Rows from a dataset of charts and code
▬▬▬
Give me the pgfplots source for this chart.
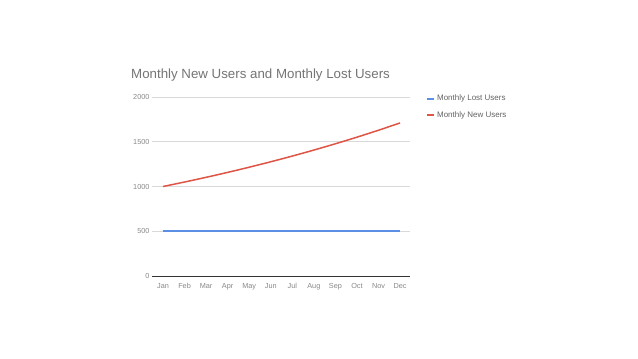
\documentclass[border=0pt]{standalone}
\usepackage{fontspec}
\setmainfont{Liberation Sans}
\usepackage{pgfplots}
\pgfplotsset{compat=1.18}
\definecolor{gblue}{HTML}{5B8FE6}
\definecolor{gred}{HTML}{DE5546}
\definecolor{titlegray}{HTML}{757575}
\definecolor{ticklab}{HTML}{888888}
\definecolor{gridc}{HTML}{D9D9D9}
\definecolor{axc}{HTML}{333333}
\begin{document}
\begin{tikzpicture}[x=1pt,y=1pt]
\fill[white] (0,0) rectangle (638,359);
\node[anchor=west, text=titlegray, font=\fontsize{13.3}{15}\selectfont, inner sep=0pt] at (131,283.5) {Monthly New Users and Monthly Lost Users};
\begin{axis}[
  at={(152pt,83pt)}, anchor=south west,
  scale only axis, width=258pt, height=179pt,
  xmin=-0.51, xmax=11.46, ymin=0, ymax=2000,
  xtick={0,...,11},
  xticklabels={Jan,Feb,Mar,Apr,May,Jun,Jul,Aug,Sep,Oct,Nov,Dec},
  ytick={0,500,1000,1500,2000},
  /pgf/number format/assume math mode=true,
  /pgf/number format/1000 sep={},
  tick label style={font=\fontsize{7.3}{9}\selectfont, text=ticklab},
  xticklabel style={yshift=-3.5pt},
  yticklabel style={xshift=1pt},
  major tick length=0pt,
  ymajorgrids, grid style={gridc, line width=0.6pt},
  separate axis lines,
  axis x line*=bottom, axis y line*=left,
  x axis line style={axc, line width=0.8pt, -},
  y axis line style={draw=none},
  legend style={at={(rel axis cs:1.05,1.035)}, anchor=north west, draw=none, fill=none,
    font=\fontsize{8}{9}\selectfont, text=titlegray!85!black, row sep=5pt,
    legend cell align=left},
  legend image code/.code={\draw[line width=2pt,#1] (0pt,0pt) -- (7pt,0pt);},
]
\addplot[gblue, line width=1.5pt] coordinates {(0,500)(1,500)(2,500)(3,500)(4,500)(5,500)(6,500)(7,500)(8,500)(9,500)(10,500)(11,500)};
\addlegendentry{Monthly Lost Users}
\addplot[gred, line width=1.5pt, smooth] coordinates {(0,1000)(1,1050)(2,1102.5)(3,1157.6)(4,1215.5)(5,1276.3)(6,1340.1)(7,1407.1)(8,1477.5)(9,1551.3)(10,1628.9)(11,1710.3)};
\addlegendentry{Monthly New Users}
\end{axis}
\end{tikzpicture}
\end{document}
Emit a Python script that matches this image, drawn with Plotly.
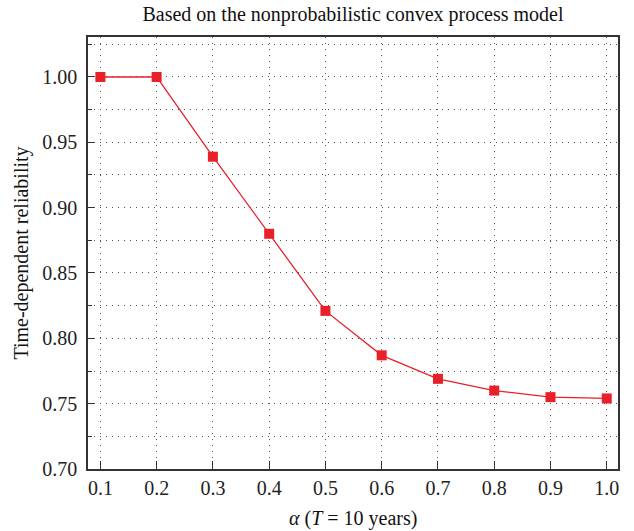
import plotly.graph_objects as go

alpha = [0.1, 0.2, 0.3, 0.4, 0.5, 0.6, 0.7, 0.8, 0.9, 1.0]
reliability = [1.000, 1.000, 0.939, 0.880, 0.821, 0.787, 0.769, 0.760, 0.755, 0.754]
x_ticks = [0.1, 0.2, 0.3, 0.4, 0.5, 0.6, 0.7, 0.8, 0.9, 1.0]
x_tick_labels = ["0.1", "0.2", "0.3", "0.4", "0.5", "0.6", "0.7", "0.8", "0.9", "1.0"]
y_ticks = [0.70, 0.75, 0.80, 0.85, 0.90, 0.95, 1.00]
y_tick_labels = ["0.70", "0.75", "0.80", "0.85", "0.90", "0.95", "1.00"]

RED = "#e8202a"
FONT = "Liberation Serif"
FS = 20

fig = go.Figure()
fig.add_trace(go.Scatter(
    x=alpha, y=reliability, mode="lines+markers",
    line=dict(color=RED, width=1.3),
    marker=dict(symbol="square", size=10, color=RED),
    showlegend=False,
))

grid_dash = "1px,5px"
fig.update_layout(
    width=634, height=531,
    margin=dict(l=88, r=16, t=37, b=62, autoexpand=False),
    paper_bgcolor="white", plot_bgcolor="white",
    font=dict(family=FONT, size=FS, color="#222"),
    title=dict(text="Based on the nonprobabilistic convex process model",
               x=0.5, xref="paper", xanchor="center",
               yref="container", y=1 - 14 / 531, yanchor="middle", pad=dict(t=0, b=0),
               font=dict(family=FONT, size=FS, color="#111")),
    xaxis=dict(
        range=[0.078, 1.02], tickvals=x_ticks, ticktext=x_tick_labels,
        showline=True, linecolor="#333", linewidth=1.5, mirror=True,
        ticks="inside", ticklen=8, tickcolor="#333",
        showgrid=True, gridcolor="#555", gridwidth=1, griddash=grid_dash,
        zeroline=False, automargin=False,
        tickfont=dict(family=FONT, size=FS, color="#222"),
    ),
    yaxis=dict(
        range=[0.70, 1.0306], tickvals=y_ticks, ticktext=y_tick_labels,
        showline=True, linecolor="#333", linewidth=1.5, mirror=True,
        ticks="inside", ticklen=6, tickcolor="#333",
        ticklabelstandoff=5,
        showgrid=True, gridcolor="#555", gridwidth=1, griddash=grid_dash,
        minor=dict(dtick=0.025, tick0=0.70, showgrid=True, gridcolor="#555",
                   griddash=grid_dash, ticks="inside", ticklen=4, tickcolor="#333"),
        zeroline=False, automargin=False,
        title=dict(text="Time-dependent reliability", standoff=8,
                   font=dict(family=FONT, size=FS, color="#111")),
        tickfont=dict(family=FONT, size=FS, color="#222"),
    ),
    annotations=[dict(
        text="<i>α</i> (<i>T</i> = 10 years)", xref="paper", yref="paper",
        x=0.5, y=0, xanchor="center", yanchor="middle", yshift=-49,
        showarrow=False, font=dict(family=FONT, size=FS, color="#111"),
    )],
)

fig.write_html("out.html", config={"displayModeBar": False},
               post_script="document.body.style.margin='0';")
▬▬▬
> **What you are asked to do**: Restate the data above word for word. Skip every picture.

> **Output for this task**:
Give me the pgfplots source for this chart.
\documentclass[border=0pt]{standalone}
\usepackage{fontspec}
\setmainfont{Liberation Sans}
\usepackage{pgfplots}
\pgfplotsset{compat=1.18}
\definecolor{gblue}{HTML}{5B8FE6}
\definecolor{gred}{HTML}{DE5546}
\definecolor{titlegray}{HTML}{757575}
\definecolor{ticklab}{HTML}{888888}
\definecolor{gridc}{HTML}{D9D9D9}
\definecolor{axc}{HTML}{333333}
\begin{document}
\begin{tikzpicture}[x=1pt,y=1pt]
\fill[white] (0,0) rectangle (638,359);
\node[anchor=west, text=titlegray, font=\fontsize{13.3}{15}\selectfont, inner sep=0pt] at (131,283.5) {Monthly New Users and Monthly Lost Users};
\begin{axis}[
  at={(152pt,83pt)}, anchor=south west,
  scale only axis, width=258pt, height=179pt,
  xmin=-0.51, xmax=11.46, ymin=0, ymax=2000,
  xtick={0,...,11},
  xticklabels={Jan,Feb,Mar,Apr,May,Jun,Jul,Aug,Sep,Oct,Nov,Dec},
  ytick={0,500,1000,1500,2000},
  /pgf/number format/assume math mode=true,
  /pgf/number format/1000 sep={},
  tick label style={font=\fontsize{7.3}{9}\selectfont, text=ticklab},
  xticklabel style={yshift=-3.5pt},
  yticklabel style={xshift=1pt},
  major tick length=0pt,
  ymajorgrids, grid style={gridc, line width=0.6pt},
  separate axis lines,
  axis x line*=bottom, axis y line*=left,
  x axis line style={axc, line width=0.8pt, -},
  y axis line style={draw=none},
  legend style={at={(rel axis cs:1.05,1.035)}, anchor=north west, draw=none, fill=none,
    font=\fontsize{8}{9}\selectfont, text=titlegray!85!black, row sep=5pt,
    legend cell align=left},
  legend image code/.code={\draw[line width=2pt,#1] (0pt,0pt) -- (7pt,0pt);},
]
\addplot[gblue, line width=1.5pt] coordinates {(0,500)(1,500)(2,500)(3,500)(4,500)(5,500)(6,500)(7,500)(8,500)(9,500)(10,500)(11,500)};
\addlegendentry{Monthly Lost Users}
\addplot[gred, line width=1.5pt, smooth] coordinates {(0,1000)(1,1050)(2,1102.5)(3,1157.6)(4,1215.5)(5,1276.3)(6,1340.1)(7,1407.1)(8,1477.5)(9,1551.3)(10,1628.9)(11,1710.3)};
\addlegendentry{Monthly New Users}
\end{axis}
\end{tikzpicture}
\end{document}
Emit a Python script that matches this image, drawn with Plotly.
import plotly.graph_objects as go

alpha = [0.1, 0.2, 0.3, 0.4, 0.5, 0.6, 0.7, 0.8, 0.9, 1.0]
reliability = [1.000, 1.000, 0.939, 0.880, 0.821, 0.787, 0.769, 0.760, 0.755, 0.754]
x_ticks = [0.1, 0.2, 0.3, 0.4, 0.5, 0.6, 0.7, 0.8, 0.9, 1.0]
x_tick_labels = ["0.1", "0.2", "0.3", "0.4", "0.5", "0.6", "0.7", "0.8", "0.9", "1.0"]
y_ticks = [0.70, 0.75, 0.80, 0.85, 0.90, 0.95, 1.00]
y_tick_labels = ["0.70", "0.75", "0.80", "0.85", "0.90", "0.95", "1.00"]

RED = "#e8202a"
FONT = "Liberation Serif"
FS = 20

fig = go.Figure()
fig.add_trace(go.Scatter(
    x=alpha, y=reliability, mode="lines+markers",
    line=dict(color=RED, width=1.3),
    marker=dict(symbol="square", size=10, color=RED),
    showlegend=False,
))

grid_dash = "1px,5px"
fig.update_layout(
    width=634, height=531,
    margin=dict(l=88, r=16, t=37, b=62, autoexpand=False),
    paper_bgcolor="white", plot_bgcolor="white",
    font=dict(family=FONT, size=FS, color="#222"),
    title=dict(text="Based on the nonprobabilistic convex process model",
               x=0.5, xref="paper", xanchor="center",
               yref="container", y=1 - 14 / 531, yanchor="middle", pad=dict(t=0, b=0),
               font=dict(family=FONT, size=FS, color="#111")),
    xaxis=dict(
        range=[0.078, 1.02], tickvals=x_ticks, ticktext=x_tick_labels,
        showline=True, linecolor="#333", linewidth=1.5, mirror=True,
        ticks="inside", ticklen=8, tickcolor="#333",
        showgrid=True, gridcolor="#555", gridwidth=1, griddash=grid_dash,
        zeroline=False, automargin=False,
        tickfont=dict(family=FONT, size=FS, color="#222"),
    ),
    yaxis=dict(
        range=[0.70, 1.0306], tickvals=y_ticks, ticktext=y_tick_labels,
        showline=True, linecolor="#333", linewidth=1.5, mirror=True,
        ticks="inside", ticklen=6, tickcolor="#333",
        ticklabelstandoff=5,
        showgrid=True, gridcolor="#555", gridwidth=1, griddash=grid_dash,
        minor=dict(dtick=0.025, tick0=0.70, showgrid=True, gridcolor="#555",
                   griddash=grid_dash, ticks="inside", ticklen=4, tickcolor="#333"),
        zeroline=False, automargin=False,
        title=dict(text="Time-dependent reliability", standoff=8,
                   font=dict(family=FONT, size=FS, color="#111")),
        tickfont=dict(family=FONT, size=FS, color="#222"),
    ),
    annotations=[dict(
        text="<i>α</i> (<i>T</i> = 10 years)", xref="paper", yref="paper",
        x=0.5, y=0, xanchor="center", yanchor="middle", yshift=-49,
        showarrow=False, font=dict(family=FONT, size=FS, color="#111"),
    )],
)

fig.write_html("out.html", config={"displayModeBar": False},
               post_script="document.body.style.margin='0';")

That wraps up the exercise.